Firstly, Singapore has always had a solid reputation for its ease in doing business. While the environment may be extremely competitive, the government there has always encouraged entrepreneurship and competition. As a result, there are few barriers to starting and conducting business on the island. According to the World Bank's “Doing Business” 2018 rankings, Singapore is ranked second in the world behind New Zealand. The report also shows that Singapore is ranked sixth out of 190 countries for ease of starting a business.
Singapore is also seen as a strategic location for tech start-ups that intend to expand their reach throughout Southeast Asia. Despite its small market size, Singapore can serve as a gateway to more than 600 million people across Southeast Asia, the third largest market in the world. Regional start-ups like online fashion retailer Zalora are mostly based in Singapore. Even e-commerce giant Amazon decided to launch Amazon Prime in Singapore first before expanding its service to other countries in the region.
Source: Various sources
Singapore’s government is also extremely supportive of the start-up ecosystem in the country by providing grants, funding and even accrediting various incubators for start-ups. Last year, the government there established Startup SG, an umbrella body of different start-up-related grants and support schemes. Among them include Startup SG Founder which provides mentorship and capital grants to first time entrepreneurs. Under this platform, Enterprise Singapore will match SGD3 (US$2.20) for every SGD1 (US$0.73) raised by a qualified entrepreneur.
However, the government’s plan to fund local start-ups could backfire. According to the Financial Times last year, government funding for start-ups has led to many “zombie” businesses popping up on the island. This means that there are start-ups merely existing off government funds and small sales while only employing a handful of people, thus not providing much economic benefit to the country.

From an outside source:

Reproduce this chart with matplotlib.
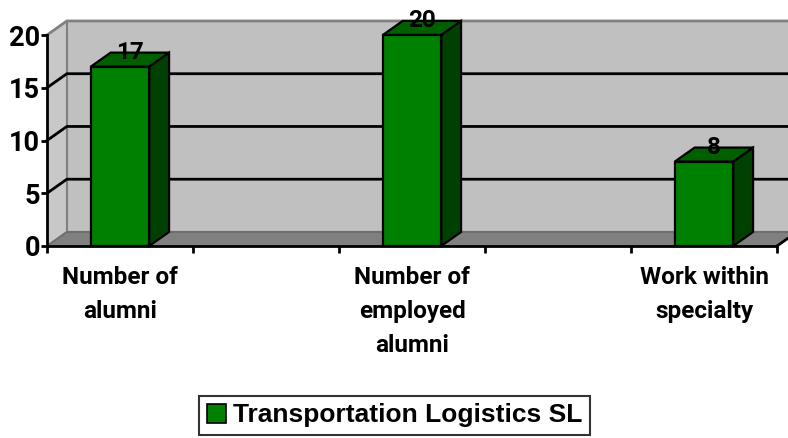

If Singapore truly wants to thrive like Silicon Valley, it needs to let start-up companies compete on an even playing field, where only true innovators can survive. It could also be a lot more stringent with the terms and conditions when giving out grants and funding. The money being spent on “zombie” start-ups is substantial and could instead be used to fund public services that would benefit Singaporeans more as a whole.